Tuesday, May 3, 2016

He Couldn't Outrun Mother's Prayers

One of the greatest and most influential theologians of the early church was Augustine (354-430 AD). His writings on The City of God and The Confessions remain to this day as Christian classics.  But Augustine’s early life gave no indication he was to become such a strong voice of faith. Were in not for the intervention and persistent prayer of his mother, Monica, then Augustine could have been forever lost to the world. Like so many faithful mothers today, Monica was the major Christian influence in his life.

However, Augustine spurned his mother’s teaching and godly direction at a young age. He writes in his Confessions about his propensity of stealing pears from farmer’s grove just for the thrill of doing evil. One day, to the heartbreak of his mother, he announced that he was throwing off her faith in Christ to peruse the hedonism and heresies of the day.

At the age of 16 in the year 371, Augustine sneaked away from his mother in Carthage. During the night he sailed away to Rome, leaving her alone to her tears and her prayers. He lived with a woman not his wife and fathered an illegitimate child. Augustine also committed to the cultic religion of the Manichaeans (a religious sect from Persia which taught a form of dualism that promised salvation from this evil world through the acquisition of “secret knowledge”).

Desperate over his prodigal lifestyle, Monica begged a bishop, a man deeply read in the Scriptures, to speak with her son and refute his errors. But Augustine’s reputation as a powerful orator and thinker was so great that the holy man dared not try to compete with such a vigorous jouster. But Monica pressed him with many tear-filled pleas. At last the bishop, annoyed by her persistence and moved by her tears, answered with a roughness mingled with kindness and compassion, “Go, go! Leave me alone. Live on as you are living. It is not possible that the son of such tears should be lost.”

                   

Monica continued to pray for her derelict son. By the year 386 Augustine obtained a prestigious teaching position in Milan, however he was inwardly destitute. His playboy promiscuity had left him miserable. One day he sat weeping in a garden, distraught over his wretched lifestyle. He was almost persuaded to begin a new life, but lacked the final resolution to break with his pet sins. As he sat, he heard a child singing in Latin from a neighboring house, “Tolle, lege! Tolle, lege!” (“Take up and read! Take up and read!”)  Augustine thought to himself that these were strange words indeed for a child to be singing at play, and so he took them as from the Lord.

Picking up a scroll of the New Testament which belonged to his friend, he let his eyes rest on the words: “. . . not in revelry and drunkenness, not in lewdness and lust, not in strife and envy. But put on the Lord Jesus Christ, and make no provision for the flesh, to fulfill its lusts.” (Rom 13:13-14). “No further would I read,” Augustine wrote later, “nor had I any need; instantly at the end of this sentence, a clear light flooded my heart and all the darkness of doubt vanished away.”
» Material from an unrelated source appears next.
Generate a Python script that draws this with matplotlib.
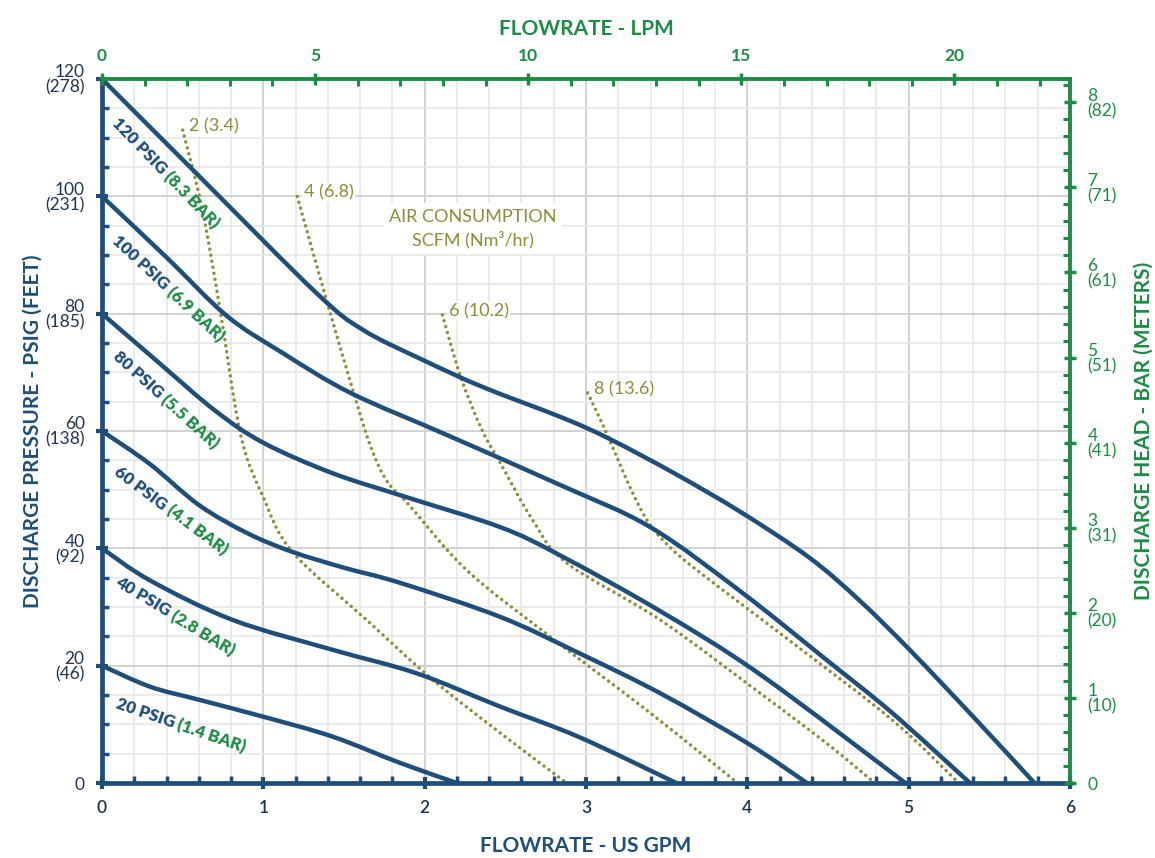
import matplotlib
matplotlib.use('Agg')
import matplotlib.pyplot as plt
import numpy as np
from matplotlib.ticker import MultipleLocator
from matplotlib.path import Path
from matplotlib.patches import PathPatch

plt.rcParams['font.family'] = ['Lato', 'DejaVu Sans']

NAVY = '#1f4e79'
GREEN = '#1e8c45'
OLIVE = '#8c8c3a'

# pump curves: flow (US GPM) vs discharge pressure (PSIG)
psig_120_gpm = [0, 0.6, 1.33, 1.62, 1.99, 2.36, 2.86, 3.15, 3.56, 3.97, 4.39, 4.7, 5.01, 5.4, 5.78]
psig_120_psi = [120, 103.5, 83.5, 77.2, 72.1, 67.5, 62.2, 58.6, 52.6, 46, 38.3, 31, 22.6, 11.3, 0]
psig_100_gpm = [0, 0.4, 0.775, 1.12, 1.54, 2.14, 2.84, 3.4, 3.97, 4.49, 4.9, 5.38]
psig_100_psi = [100, 89.6, 79.6, 73.3, 66.5, 59.3, 50.8, 43.6, 32.4, 21, 11.9, 0]
psig_80_gpm = [0, 0.35, 0.7, 1.0, 1.43, 1.89, 2.47, 2.84, 3.46, 4.08, 4.98]
psig_80_psi = [80, 71.7, 63.5, 58.0, 52.8, 48.7, 43.6, 38.8, 29.3, 18.5, 0]
psig_60_gpm = [0, 0.3, 0.6, 0.9, 1.18, 1.5, 1.85, 2.47, 2.96, 3.46, 4.0, 4.37]
psig_60_psi = [60, 54.3, 47.4, 42.6, 39.4, 36.7, 34.1, 28.3, 22.1, 15.3, 6.8, 0]
psig_40_gpm = [0, 0.3, 0.81, 1.43, 1.95, 2.47, 2.96, 3.56]
psig_40_psi = [40, 34.5, 27.8, 22.7, 18.7, 13, 7.8, 0]
psig_20_gpm = [0, 0.3, 0.6, 1.0, 1.43, 1.85, 2.2]
psig_20_psi = [20, 16.4, 14.2, 11.3, 7.9, 3.4, 0]

# air consumption curves
air_2_gpm = [0.5, 0.62, 0.73, 0.86, 1.0, 1.18, 1.64, 2.05, 2.47, 2.88]
air_2_psi = [111.3, 98, 81, 59.3, 48.7, 39.4, 27.8, 17.6, 8.5, 0]
air_4_gpm = [1.21, 1.395, 1.56, 1.67, 1.77, 1.9, 2.26, 2.78, 3.4, 3.94]
air_4_psi = [100, 82, 66.5, 57, 51.3, 47.5, 36.3, 24.9, 11.9, 0]
air_6_gpm = [2.11, 2.22, 2.35, 2.47, 2.67, 2.88, 3.46, 4.08, 4.49, 4.79]
air_6_psi = [79.8, 69.5, 60.5, 54.5, 44.8, 37.5, 27.8, 15.3, 6.8, 0]
air_8_gpm = [3.01, 3.11, 3.20, 3.29, 3.39, 3.52, 3.71, 4.28, 4.9, 5.31]
air_8_psi = [66.5, 60.7, 55, 49.4, 44.3, 40.2, 35.8, 23.9, 10.7, 0]

pump_curves = [(psig_120_gpm, psig_120_psi), (psig_100_gpm, psig_100_psi),
               (psig_80_gpm, psig_80_psi), (psig_60_gpm, psig_60_psi),
               (psig_40_gpm, psig_40_psi), (psig_20_gpm, psig_20_psi)]
air_curves = [(air_2_gpm, air_2_psi), (air_4_gpm, air_4_psi),
              (air_6_gpm, air_6_psi), (air_8_gpm, air_8_psi)]
air_labels = ['2 (3.4)', '4 (6.8)', '6 (10.2)', '8 (13.6)']

curve_psig = ['120 PSIG', '100 PSIG', '80 PSIG', '60 PSIG', '40 PSIG', '20 PSIG']
curve_bar = ['(8.3 BAR)', '(6.9 BAR)', '(5.5 BAR)', '(4.1 BAR)', '(2.8 BAR)', '(1.4 BAR)']
label_x = [0.08, 0.08, 0.08, 0.09, 0.09, 0.09]
label_y = [113.0, 92.8, 73.1, 53.4, 34.4, 13.6]
label_angle = [-46, -43, -42, -37, -31, -19]

left_ticks = [0, 20, 40, 60, 80, 100, 120]
left_labels = ['0', '20\n(46)', '40\n(92)', '60\n(138)', '80\n(185)', '100\n(231)', '120\n(278)']
right_ticks = [0, 1, 2, 3, 4, 5, 6, 7, 8]
right_labels = ['0', '1\n(10)', '2\n(20)', '3\n(31)', '4\n(41)', '5\n(51)', '6\n(61)', '7\n(71)', '8\n(82)']
lpm_ticks = [0, 5, 10, 15, 20]


def smooth_path(xs, ys):
    # Catmull-Rom through the read points, drawn as cubic Bezier segments
    pts = np.column_stack([xs, ys]).astype(float)
    ext = np.vstack([pts[0], pts, pts[-1]])
    verts = [pts[0]]
    codes = [Path.MOVETO]
    for i in range(1, len(ext) - 2):
        p0, p1, p2, p3 = ext[i - 1], ext[i], ext[i + 1], ext[i + 2]
        verts += [p1 + (p2 - p0) / 6, p2 - (p3 - p1) / 6, p2]
        codes += [Path.CURVE4] * 3
    return Path(verts, codes)


fig = plt.figure(figsize=(11.55, 8.58), dpi=100)
ax = fig.add_axes([0.0883, 0.0874, 0.9264 - 0.0883, 0.9079 - 0.0874])
ax.set_xlim(0, 6)
ax.set_ylim(0, 120)

ax.xaxis.set_minor_locator(MultipleLocator(0.2))
ax.yaxis.set_minor_locator(MultipleLocator(5))
ax.set_xticks(range(7))
ax.set_yticks(left_ticks)
ax.set_yticklabels(left_labels, linespacing=0.95)
ax.grid(which='minor', color='#e8e8e8', lw=1.2, zorder=0)
ax.grid(which='major', color='#d2d2d2', lw=1.4, zorder=0)
ax.set_axisbelow(True)

for s in ['top', 'right']:
    ax.spines[s].set_visible(False)
for s in ['left', 'bottom']:
    ax.spines[s].set_color(NAVY)
    ax.spines[s].set_linewidth(3.4)
ax.tick_params(which='major', direction='inout', length=9, width=3, color=NAVY,
               labelsize=12.5, labelcolor='#1f3550', pad=8)
ax.tick_params(which='minor', direction='in', length=5, width=2.5, color=NAVY)
for t in ax.get_xticklabels():
    t.set_fontweight('semibold')

ax.set_xlabel('FLOWRATE - US GPM', fontsize=15, fontweight='bold', color=NAVY, labelpad=14)
ax.set_ylabel('DISCHARGE PRESSURE - PSIG (FEET)', fontsize=15, fontweight='bold', color=NAVY, labelpad=2)

for (gx, py) in air_curves:
    ax.add_patch(PathPatch(smooth_path(gx, py), facecolor='none', edgecolor=OLIVE, lw=2.5,
                           linestyle=(0, (0.01, 1.75)), capstyle='round', zorder=2))
for (gx, py) in pump_curves:
    ax.add_patch(PathPatch(smooth_path(gx, py), facecolor='none', edgecolor=NAVY, lw=3.2,
                           capstyle='round', zorder=3))

for (gx, py), lab in zip(air_curves, air_labels):
    ax.text(gx[0] + 0.04, py[0] + 0.6, lab, color=OLIVE, fontsize=13, ha='left', va='center',
            bbox=dict(facecolor='white', edgecolor='none', pad=1), zorder=4)

ax.text(2.3, 94.5, 'AIR CONSUMPTION\nSCFM (Nm\u00b3/hr)', color=OLIVE, fontsize=13,
        ha='center', va='center', linespacing=1.4,
        bbox=dict(facecolor='white', edgecolor='none', pad=4), zorder=4)

# two-colour rotated curve labels
fig.canvas.draw()
renderer = fig.canvas.get_renderer()
for p, b, lx, ly, a in zip(curve_psig, curve_bar, label_x, label_y, label_angle):
    ax.text(lx, ly, p, color=NAVY, fontsize=12.2, fontweight='heavy', rotation=a,
            rotation_mode='anchor', ha='left', va='center', zorder=5)
    tmp = ax.text(0, 0, p + ' ', fontsize=12.2, fontweight='heavy')
    w = tmp.get_window_extent(renderer).width
    tmp.remove()
    rad = np.deg2rad(a)
    ax.annotate(b, xy=(lx, ly), xytext=(w * np.cos(rad), w * np.sin(rad)),
                textcoords='offset pixels', color=GREEN, fontsize=12.2, fontweight='heavy',
                rotation=a, rotation_mode='anchor', ha='left', va='center', zorder=5)

# top axis: LPM
ax_top = ax.twiny()
ax_top.set_xlim(0, 6 * 3.78541)
ax_top.set_xticks(lpm_ticks)
ax_top.xaxis.set_minor_locator(MultipleLocator(1))
for s in ['left', 'right', 'bottom']:
    ax_top.spines[s].set_visible(False)
ax_top.spines['top'].set_color(GREEN)
ax_top.spines['top'].set_linewidth(2.8)
ax_top.tick_params(which='major', direction='inout', length=9, width=2.5, color=GREEN,
                   labelsize=12.5, labelcolor=GREEN, pad=6)
ax_top.tick_params(which='minor', direction='in', length=5, width=2.2, color=GREEN)
for t in ax_top.get_xticklabels():
    t.set_fontweight('bold')
ax_top.set_xlabel('FLOWRATE - LPM', fontsize=15, fontweight='bold', color=GREEN, labelpad=10)

# right axis: BAR (meters)
ax_right = ax.twinx()
ax_right.set_ylim(0, 120 / 14.5038)
ax_right.set_yticks(right_ticks)
ax_right.set_yticklabels(right_labels, linespacing=0.95)
ax_right.yaxis.set_minor_locator(MultipleLocator(0.2))
for s in ['left', 'top', 'bottom']:
    ax_right.spines[s].set_visible(False)
ax_right.spines['right'].set_color(GREEN)
ax_right.spines['right'].set_linewidth(2.8)
ax_right.tick_params(which='major', direction='inout', length=9, width=2.5, color=GREEN,
                     labelsize=12.5, labelcolor=GREEN, pad=8)
ax_right.tick_params(which='minor', direction='in', length=5, width=2.2, color=GREEN)
ax_right.set_ylabel('DISCHARGE HEAD - BAR (METERS)', fontsize=15, fontweight='bold',
                    color=GREEN, labelpad=12)

fig.savefig('out.png', dpi=100)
Augustine could no longer outrun his mother’s prayers. When he announced to his mother his decision to turn to Christ, she was obviously overjoyed.  As we know, Augustine would go on to more than fulfill all his godly mother's hopes and prayers, becoming a bishop and a defender of the truth. Having come home at last, this prodigal would help build a house of faith that stands to this day. In the words of the British journalist Malcolm Muggeridge, “Thanks largely to Augustine, the light of the New Testament did not go out with Rome’s but remained amidst the debris of the fallen empire to light the way to another civilization, Christendom.”[1]

As for Monica, her work on earth was done. Shortly after Augustine's conversion, she announced to him that she had nothing left to live for, now that she had achieved her lifelong quest of seeing him come to faith in Christ. Just nine days later, she died. Augustine was only 33 years old. In his Confessions Augustine spoke of his grief and weeping for the mother “now gone from my sight, who for years had wept over me, that I might live in God’s sight.”[2]

Thank God for praying mothers. They have turned back many prodigal sons and daughters from the fires of hell back to the safety of home. As Abraham Lincoln would write, “I remember my mother’s prayers and they have always followed me. They have clung to me all my life.” -DM      



[1] Diane Severance, “Augustine Couldn’t Outrun Mother’s Prayers,” <http://www.christianity.com/church/church-history/timeline/301-600/augustine-couldnt-outrun-mothers-prayers-11629656.html>  
[2] Ruth Bell Graham, Prodigals and Those Who Love Them, (Colorado Springs: Focus on the Family Publishing, 1991), 3-11.